Written task: Leaving out the pictures, retype the lines from the beginning of the listing through the line containing "const blockWidth = multi.length".

Entries shown:
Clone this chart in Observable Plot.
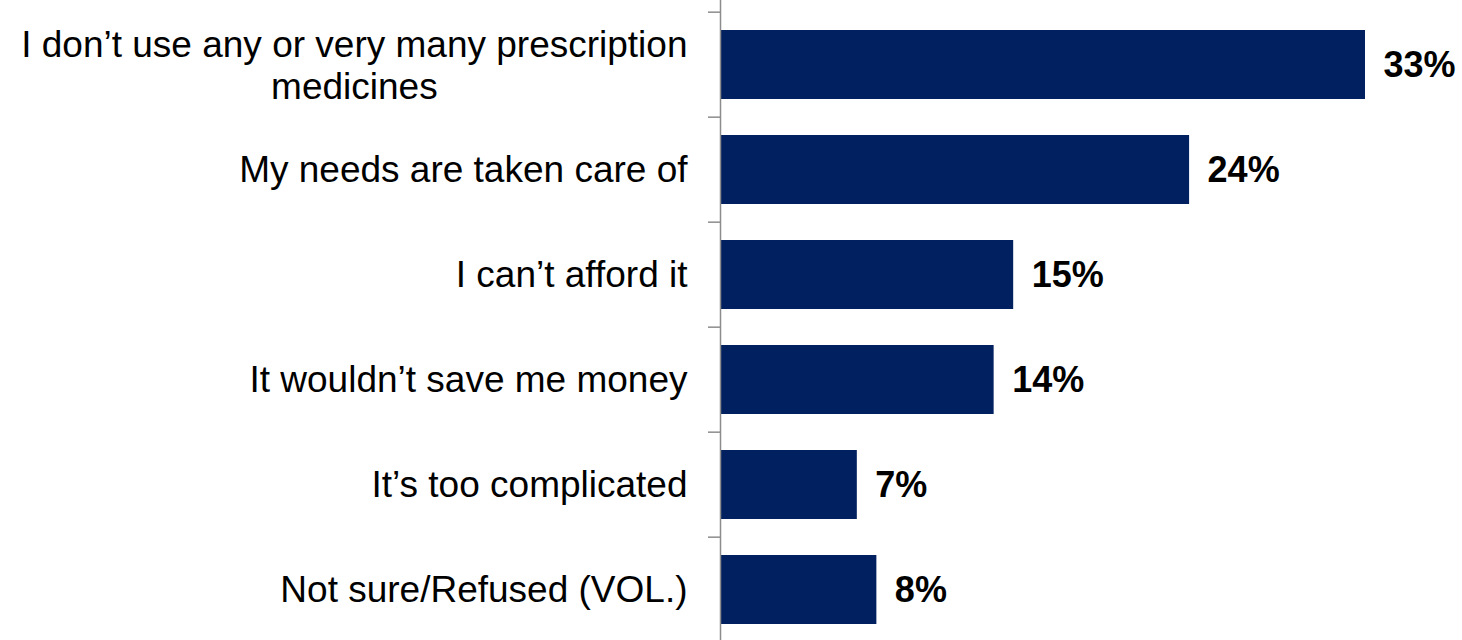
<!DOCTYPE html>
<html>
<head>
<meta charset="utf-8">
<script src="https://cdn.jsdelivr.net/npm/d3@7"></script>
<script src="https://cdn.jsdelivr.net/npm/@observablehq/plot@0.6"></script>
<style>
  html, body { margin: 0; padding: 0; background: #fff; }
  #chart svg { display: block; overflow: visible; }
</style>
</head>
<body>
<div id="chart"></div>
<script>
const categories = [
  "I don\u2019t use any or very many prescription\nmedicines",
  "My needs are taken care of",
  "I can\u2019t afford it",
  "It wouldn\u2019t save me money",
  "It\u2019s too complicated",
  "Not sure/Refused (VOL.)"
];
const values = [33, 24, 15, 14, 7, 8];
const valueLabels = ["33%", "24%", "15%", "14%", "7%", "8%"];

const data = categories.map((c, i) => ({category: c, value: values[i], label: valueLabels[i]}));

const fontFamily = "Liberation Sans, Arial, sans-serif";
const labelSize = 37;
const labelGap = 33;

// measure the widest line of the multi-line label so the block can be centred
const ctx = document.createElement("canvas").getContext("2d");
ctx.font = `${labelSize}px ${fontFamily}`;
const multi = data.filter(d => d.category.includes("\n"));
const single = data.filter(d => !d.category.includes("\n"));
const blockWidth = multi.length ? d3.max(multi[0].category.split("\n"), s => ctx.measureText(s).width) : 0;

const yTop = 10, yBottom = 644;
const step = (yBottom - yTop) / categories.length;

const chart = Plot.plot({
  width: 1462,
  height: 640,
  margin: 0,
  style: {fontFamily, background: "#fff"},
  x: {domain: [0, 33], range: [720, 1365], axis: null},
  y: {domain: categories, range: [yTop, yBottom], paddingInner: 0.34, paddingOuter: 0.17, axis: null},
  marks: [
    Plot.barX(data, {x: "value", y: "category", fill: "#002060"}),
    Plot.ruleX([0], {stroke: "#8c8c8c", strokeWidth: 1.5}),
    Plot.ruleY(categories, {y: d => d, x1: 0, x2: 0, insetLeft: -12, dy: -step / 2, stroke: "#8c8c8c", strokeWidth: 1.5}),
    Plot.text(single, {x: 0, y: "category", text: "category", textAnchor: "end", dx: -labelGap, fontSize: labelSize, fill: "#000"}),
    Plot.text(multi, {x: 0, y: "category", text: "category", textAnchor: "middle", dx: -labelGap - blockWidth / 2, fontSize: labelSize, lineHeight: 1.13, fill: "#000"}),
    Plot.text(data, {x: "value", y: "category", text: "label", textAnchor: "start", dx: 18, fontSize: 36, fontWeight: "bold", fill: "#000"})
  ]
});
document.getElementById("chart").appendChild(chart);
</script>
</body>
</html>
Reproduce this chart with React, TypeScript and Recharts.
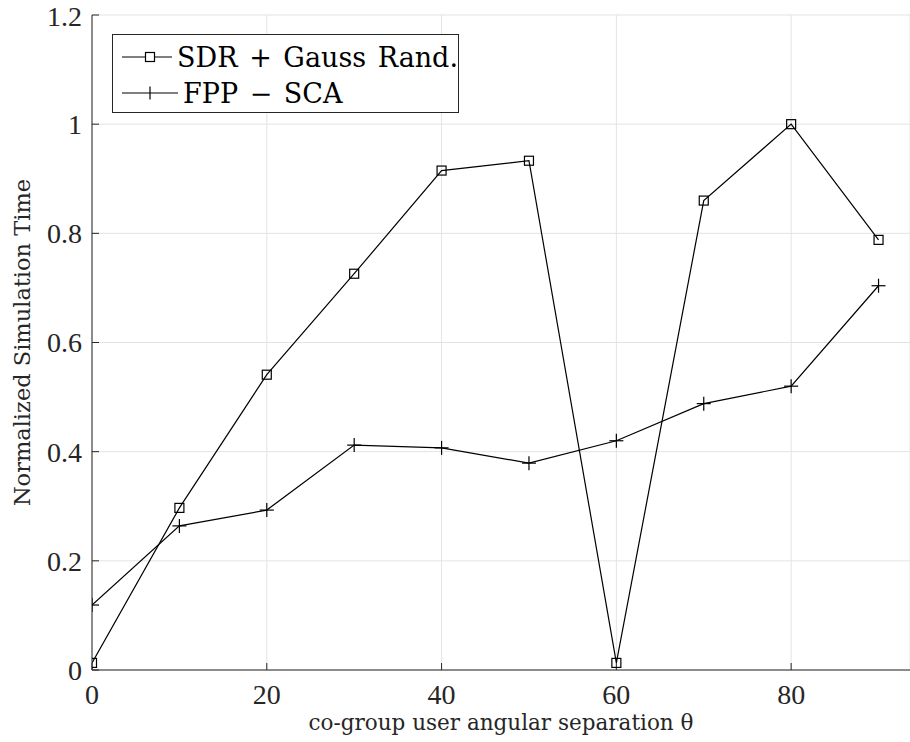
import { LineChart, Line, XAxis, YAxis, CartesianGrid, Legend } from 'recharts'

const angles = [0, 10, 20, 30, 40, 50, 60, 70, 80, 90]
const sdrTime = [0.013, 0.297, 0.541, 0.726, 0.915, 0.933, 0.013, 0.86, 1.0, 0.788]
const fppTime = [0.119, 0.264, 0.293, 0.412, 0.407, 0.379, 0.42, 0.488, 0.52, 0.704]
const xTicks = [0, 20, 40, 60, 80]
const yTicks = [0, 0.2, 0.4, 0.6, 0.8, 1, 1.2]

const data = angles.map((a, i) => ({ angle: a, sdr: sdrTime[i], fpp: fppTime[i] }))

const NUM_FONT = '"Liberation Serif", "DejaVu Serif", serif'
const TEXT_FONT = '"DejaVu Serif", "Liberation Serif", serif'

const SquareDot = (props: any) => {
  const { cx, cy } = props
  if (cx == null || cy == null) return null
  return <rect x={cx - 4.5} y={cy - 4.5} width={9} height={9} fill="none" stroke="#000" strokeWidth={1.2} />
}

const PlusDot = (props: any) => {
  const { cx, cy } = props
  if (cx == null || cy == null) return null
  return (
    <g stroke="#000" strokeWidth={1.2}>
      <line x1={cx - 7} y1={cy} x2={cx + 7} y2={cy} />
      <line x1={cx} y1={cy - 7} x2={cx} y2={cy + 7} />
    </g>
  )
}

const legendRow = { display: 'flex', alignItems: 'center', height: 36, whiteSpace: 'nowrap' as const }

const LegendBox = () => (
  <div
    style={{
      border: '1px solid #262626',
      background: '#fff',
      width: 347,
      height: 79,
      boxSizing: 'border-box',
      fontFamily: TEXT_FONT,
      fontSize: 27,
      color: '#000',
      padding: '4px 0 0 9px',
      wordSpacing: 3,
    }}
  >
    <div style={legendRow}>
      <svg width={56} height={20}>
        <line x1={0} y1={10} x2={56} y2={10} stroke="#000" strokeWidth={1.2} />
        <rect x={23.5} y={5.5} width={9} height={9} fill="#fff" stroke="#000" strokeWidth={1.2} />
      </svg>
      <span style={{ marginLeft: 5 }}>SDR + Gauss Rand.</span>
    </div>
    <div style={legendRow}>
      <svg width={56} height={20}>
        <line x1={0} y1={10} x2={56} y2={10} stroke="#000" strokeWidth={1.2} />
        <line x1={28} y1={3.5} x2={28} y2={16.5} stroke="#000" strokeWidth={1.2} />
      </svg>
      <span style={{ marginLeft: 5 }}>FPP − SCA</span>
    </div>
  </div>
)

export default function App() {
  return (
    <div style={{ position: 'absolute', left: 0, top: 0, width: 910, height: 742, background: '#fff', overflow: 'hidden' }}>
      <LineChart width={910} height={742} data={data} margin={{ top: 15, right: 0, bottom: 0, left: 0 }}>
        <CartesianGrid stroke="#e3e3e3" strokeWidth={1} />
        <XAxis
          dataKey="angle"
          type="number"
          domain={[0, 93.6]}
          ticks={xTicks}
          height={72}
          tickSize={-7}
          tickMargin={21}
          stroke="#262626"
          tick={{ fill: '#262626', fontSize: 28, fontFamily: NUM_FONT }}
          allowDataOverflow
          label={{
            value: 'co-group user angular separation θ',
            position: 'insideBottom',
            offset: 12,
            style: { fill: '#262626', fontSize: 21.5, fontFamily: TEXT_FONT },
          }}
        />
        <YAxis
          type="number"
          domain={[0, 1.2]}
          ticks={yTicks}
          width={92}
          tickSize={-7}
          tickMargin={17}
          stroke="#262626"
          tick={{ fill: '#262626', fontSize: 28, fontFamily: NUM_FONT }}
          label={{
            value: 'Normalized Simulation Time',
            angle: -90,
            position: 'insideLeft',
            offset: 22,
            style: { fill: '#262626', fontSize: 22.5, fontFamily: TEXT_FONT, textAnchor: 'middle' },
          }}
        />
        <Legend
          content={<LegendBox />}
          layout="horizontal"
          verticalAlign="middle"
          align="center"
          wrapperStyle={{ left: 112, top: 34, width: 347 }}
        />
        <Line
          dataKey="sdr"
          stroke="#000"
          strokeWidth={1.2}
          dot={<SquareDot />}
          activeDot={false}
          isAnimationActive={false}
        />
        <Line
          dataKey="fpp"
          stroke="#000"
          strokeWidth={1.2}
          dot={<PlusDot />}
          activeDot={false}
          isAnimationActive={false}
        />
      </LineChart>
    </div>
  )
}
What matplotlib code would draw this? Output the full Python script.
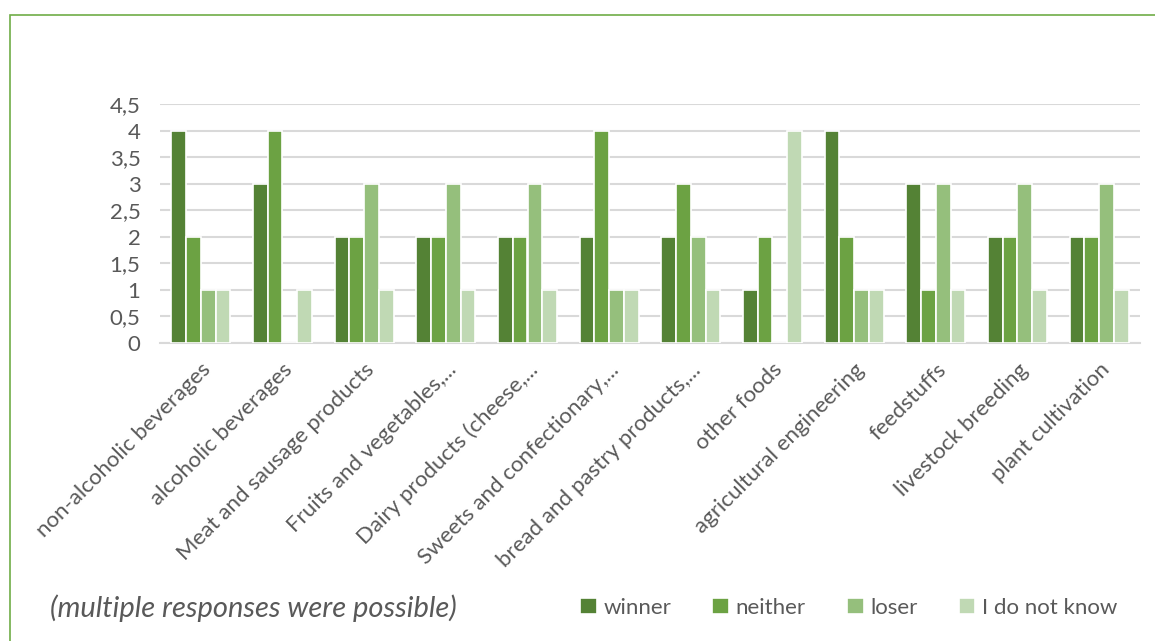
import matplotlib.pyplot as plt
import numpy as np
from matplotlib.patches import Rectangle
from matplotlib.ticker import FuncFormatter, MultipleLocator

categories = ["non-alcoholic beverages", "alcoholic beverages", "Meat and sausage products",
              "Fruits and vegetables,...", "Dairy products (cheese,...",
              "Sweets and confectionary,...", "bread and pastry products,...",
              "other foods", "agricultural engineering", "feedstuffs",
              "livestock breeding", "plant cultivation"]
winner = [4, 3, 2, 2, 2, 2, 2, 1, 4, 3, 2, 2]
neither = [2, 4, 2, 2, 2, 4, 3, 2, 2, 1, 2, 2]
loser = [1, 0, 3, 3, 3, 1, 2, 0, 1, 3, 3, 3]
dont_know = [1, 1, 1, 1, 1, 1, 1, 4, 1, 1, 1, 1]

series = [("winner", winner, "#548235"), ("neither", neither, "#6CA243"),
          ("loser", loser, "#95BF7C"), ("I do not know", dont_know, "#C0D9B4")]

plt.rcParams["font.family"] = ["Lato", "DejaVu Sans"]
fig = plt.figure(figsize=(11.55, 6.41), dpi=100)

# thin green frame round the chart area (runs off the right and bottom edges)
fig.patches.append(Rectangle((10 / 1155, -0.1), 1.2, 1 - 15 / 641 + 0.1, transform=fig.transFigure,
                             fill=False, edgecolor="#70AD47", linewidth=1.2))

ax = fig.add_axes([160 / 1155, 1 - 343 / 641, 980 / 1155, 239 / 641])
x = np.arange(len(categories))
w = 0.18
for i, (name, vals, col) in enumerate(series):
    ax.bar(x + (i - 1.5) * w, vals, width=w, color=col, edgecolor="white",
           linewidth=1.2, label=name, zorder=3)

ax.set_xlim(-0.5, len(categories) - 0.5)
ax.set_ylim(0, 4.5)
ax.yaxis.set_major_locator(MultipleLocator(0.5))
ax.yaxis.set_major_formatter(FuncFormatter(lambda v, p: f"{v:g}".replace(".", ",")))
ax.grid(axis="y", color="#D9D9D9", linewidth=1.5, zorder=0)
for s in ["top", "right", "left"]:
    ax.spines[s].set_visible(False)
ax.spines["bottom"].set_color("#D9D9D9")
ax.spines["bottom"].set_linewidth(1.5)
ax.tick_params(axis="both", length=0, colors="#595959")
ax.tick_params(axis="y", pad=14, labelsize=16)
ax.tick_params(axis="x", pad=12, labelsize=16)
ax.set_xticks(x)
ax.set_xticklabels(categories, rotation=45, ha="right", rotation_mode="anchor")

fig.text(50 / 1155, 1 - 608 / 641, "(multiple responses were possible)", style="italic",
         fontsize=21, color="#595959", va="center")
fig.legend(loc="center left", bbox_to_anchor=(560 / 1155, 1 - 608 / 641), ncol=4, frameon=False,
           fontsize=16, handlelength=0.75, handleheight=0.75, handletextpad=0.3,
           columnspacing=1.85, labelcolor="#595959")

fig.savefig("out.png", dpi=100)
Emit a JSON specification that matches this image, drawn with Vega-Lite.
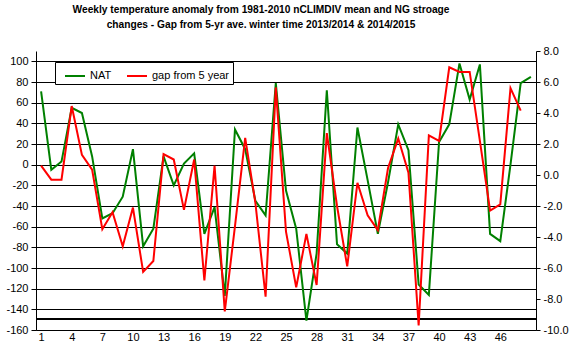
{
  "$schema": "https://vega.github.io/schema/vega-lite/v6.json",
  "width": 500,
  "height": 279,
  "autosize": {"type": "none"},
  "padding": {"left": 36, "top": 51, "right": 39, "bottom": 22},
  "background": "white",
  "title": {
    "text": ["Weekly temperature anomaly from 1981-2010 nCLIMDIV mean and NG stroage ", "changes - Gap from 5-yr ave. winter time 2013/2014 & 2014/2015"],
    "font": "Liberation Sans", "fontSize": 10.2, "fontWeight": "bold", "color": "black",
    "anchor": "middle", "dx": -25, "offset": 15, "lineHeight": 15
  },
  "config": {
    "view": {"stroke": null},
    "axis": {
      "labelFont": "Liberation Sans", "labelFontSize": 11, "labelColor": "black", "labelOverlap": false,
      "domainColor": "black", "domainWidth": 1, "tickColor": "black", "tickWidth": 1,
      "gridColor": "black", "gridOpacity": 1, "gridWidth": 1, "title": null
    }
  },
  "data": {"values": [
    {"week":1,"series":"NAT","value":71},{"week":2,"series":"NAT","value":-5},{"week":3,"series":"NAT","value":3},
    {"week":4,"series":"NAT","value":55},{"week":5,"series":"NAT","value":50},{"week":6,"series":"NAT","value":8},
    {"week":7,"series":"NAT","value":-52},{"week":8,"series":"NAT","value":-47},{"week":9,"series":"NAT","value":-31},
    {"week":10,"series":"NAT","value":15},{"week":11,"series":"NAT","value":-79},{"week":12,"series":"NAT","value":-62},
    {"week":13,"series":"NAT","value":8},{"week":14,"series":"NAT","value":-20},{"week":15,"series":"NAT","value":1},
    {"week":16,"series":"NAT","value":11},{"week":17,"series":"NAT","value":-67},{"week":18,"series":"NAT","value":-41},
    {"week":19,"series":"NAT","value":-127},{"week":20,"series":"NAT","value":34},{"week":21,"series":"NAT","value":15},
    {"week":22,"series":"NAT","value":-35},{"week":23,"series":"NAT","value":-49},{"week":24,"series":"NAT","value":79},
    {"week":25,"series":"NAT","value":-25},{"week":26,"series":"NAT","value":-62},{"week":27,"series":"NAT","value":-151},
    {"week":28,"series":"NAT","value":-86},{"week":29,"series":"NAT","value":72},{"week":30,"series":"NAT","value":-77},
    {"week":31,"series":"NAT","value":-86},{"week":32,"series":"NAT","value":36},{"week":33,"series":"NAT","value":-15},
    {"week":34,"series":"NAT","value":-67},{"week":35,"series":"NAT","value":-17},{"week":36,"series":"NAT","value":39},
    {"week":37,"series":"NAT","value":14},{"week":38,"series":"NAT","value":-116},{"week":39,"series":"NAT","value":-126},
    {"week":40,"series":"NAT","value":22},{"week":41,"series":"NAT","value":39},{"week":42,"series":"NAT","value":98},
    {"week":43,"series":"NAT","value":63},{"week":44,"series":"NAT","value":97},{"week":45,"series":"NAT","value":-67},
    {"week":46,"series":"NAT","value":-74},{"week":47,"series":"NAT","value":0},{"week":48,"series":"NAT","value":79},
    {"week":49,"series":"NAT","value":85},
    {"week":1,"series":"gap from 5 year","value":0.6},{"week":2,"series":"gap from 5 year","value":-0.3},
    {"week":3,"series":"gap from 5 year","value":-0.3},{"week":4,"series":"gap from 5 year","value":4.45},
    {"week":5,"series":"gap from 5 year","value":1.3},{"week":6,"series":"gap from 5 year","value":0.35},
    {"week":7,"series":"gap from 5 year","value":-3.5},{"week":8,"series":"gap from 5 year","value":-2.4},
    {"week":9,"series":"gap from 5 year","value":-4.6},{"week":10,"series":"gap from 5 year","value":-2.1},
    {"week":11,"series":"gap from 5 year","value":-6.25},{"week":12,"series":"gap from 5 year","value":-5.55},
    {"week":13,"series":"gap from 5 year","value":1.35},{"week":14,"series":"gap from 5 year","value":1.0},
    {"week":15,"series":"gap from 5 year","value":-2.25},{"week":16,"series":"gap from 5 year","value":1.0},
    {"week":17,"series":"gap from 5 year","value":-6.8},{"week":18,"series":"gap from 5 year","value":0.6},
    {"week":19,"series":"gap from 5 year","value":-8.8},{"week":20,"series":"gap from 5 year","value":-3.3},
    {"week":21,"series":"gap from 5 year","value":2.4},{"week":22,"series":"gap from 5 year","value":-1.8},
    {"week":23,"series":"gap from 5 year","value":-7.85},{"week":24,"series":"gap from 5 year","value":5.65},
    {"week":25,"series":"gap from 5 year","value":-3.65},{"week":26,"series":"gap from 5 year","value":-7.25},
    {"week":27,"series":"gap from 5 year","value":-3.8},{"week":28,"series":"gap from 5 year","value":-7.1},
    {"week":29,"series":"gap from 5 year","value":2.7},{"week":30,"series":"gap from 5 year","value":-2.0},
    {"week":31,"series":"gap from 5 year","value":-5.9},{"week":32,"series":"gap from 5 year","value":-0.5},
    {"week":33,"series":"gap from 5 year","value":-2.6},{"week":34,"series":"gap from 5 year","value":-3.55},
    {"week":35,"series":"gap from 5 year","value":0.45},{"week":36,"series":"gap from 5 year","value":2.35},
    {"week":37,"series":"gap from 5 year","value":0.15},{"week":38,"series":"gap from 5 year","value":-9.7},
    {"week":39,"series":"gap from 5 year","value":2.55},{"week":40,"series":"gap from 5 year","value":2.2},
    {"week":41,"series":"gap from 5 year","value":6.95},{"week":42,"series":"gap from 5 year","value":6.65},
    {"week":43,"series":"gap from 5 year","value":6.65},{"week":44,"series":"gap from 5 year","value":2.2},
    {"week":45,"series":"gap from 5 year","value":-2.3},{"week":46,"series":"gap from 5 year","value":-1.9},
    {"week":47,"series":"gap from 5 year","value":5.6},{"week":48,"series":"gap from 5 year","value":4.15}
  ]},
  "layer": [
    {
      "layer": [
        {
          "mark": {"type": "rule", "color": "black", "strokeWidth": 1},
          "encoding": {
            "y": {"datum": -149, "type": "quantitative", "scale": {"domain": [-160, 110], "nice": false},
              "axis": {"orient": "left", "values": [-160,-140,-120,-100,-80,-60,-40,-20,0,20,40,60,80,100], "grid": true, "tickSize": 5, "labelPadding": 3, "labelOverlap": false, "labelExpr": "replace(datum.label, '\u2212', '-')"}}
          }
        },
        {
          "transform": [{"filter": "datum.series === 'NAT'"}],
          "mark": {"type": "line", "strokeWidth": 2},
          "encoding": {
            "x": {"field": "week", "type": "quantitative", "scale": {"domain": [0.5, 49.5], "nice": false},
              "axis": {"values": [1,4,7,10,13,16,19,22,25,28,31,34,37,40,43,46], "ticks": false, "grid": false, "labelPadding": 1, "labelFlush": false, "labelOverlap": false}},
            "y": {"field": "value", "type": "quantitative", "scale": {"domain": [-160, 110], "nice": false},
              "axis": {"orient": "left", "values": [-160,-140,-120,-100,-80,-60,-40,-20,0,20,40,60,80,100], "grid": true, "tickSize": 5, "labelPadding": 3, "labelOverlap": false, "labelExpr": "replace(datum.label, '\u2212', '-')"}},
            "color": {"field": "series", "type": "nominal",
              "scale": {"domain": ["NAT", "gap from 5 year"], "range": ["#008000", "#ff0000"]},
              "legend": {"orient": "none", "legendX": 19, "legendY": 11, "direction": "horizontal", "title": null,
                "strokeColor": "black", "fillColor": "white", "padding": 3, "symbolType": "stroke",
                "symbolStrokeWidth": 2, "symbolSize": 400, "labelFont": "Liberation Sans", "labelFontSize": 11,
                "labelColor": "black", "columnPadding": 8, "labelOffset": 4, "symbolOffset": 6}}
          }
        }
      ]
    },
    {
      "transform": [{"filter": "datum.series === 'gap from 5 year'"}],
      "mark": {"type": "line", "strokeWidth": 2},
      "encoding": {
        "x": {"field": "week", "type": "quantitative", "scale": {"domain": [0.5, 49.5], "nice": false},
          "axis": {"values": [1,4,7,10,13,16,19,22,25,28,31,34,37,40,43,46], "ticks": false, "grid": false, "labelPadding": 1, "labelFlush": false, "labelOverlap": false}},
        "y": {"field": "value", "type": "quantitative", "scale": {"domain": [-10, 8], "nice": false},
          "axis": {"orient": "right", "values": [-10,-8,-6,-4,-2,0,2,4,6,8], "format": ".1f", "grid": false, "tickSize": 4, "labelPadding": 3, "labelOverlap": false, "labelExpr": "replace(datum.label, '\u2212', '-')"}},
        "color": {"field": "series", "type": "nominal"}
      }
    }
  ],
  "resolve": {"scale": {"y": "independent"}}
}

Finished answer:
Clone this chart in Observable Plot.
<!DOCTYPE html>
<html>
<head>
<meta charset="utf-8">
<script src="https://cdn.jsdelivr.net/npm/d3@7"></script>
<script src="https://cdn.jsdelivr.net/npm/@observablehq/plot@0.6"></script>
<style>
  html, body { margin: 0; padding: 0; background: #fff; }
  #chart svg { display: block; overflow: visible; }
</style>
</head>
<body>
<div id="chart"></div>
<script>
const categories = [
  "I don\u2019t use any or very many prescription\nmedicines",
  "My needs are taken care of",
  "I can\u2019t afford it",
  "It wouldn\u2019t save me money",
  "It\u2019s too complicated",
  "Not sure/Refused (VOL.)"
];
const values = [33, 24, 15, 14, 7, 8];
const valueLabels = ["33%", "24%", "15%", "14%", "7%", "8%"];

const data = categories.map((c, i) => ({category: c, value: values[i], label: valueLabels[i]}));

const fontFamily = "Liberation Sans, Arial, sans-serif";
const labelSize = 37;
const labelGap = 33;

// measure the widest line of the multi-line label so the block can be centred
const ctx = document.createElement("canvas").getContext("2d");
ctx.font = `${labelSize}px ${fontFamily}`;
const multi = data.filter(d => d.category.includes("\n"));
const single = data.filter(d => !d.category.includes("\n"));
const blockWidth = multi.length ? d3.max(multi[0].category.split("\n"), s => ctx.measureText(s).width) : 0;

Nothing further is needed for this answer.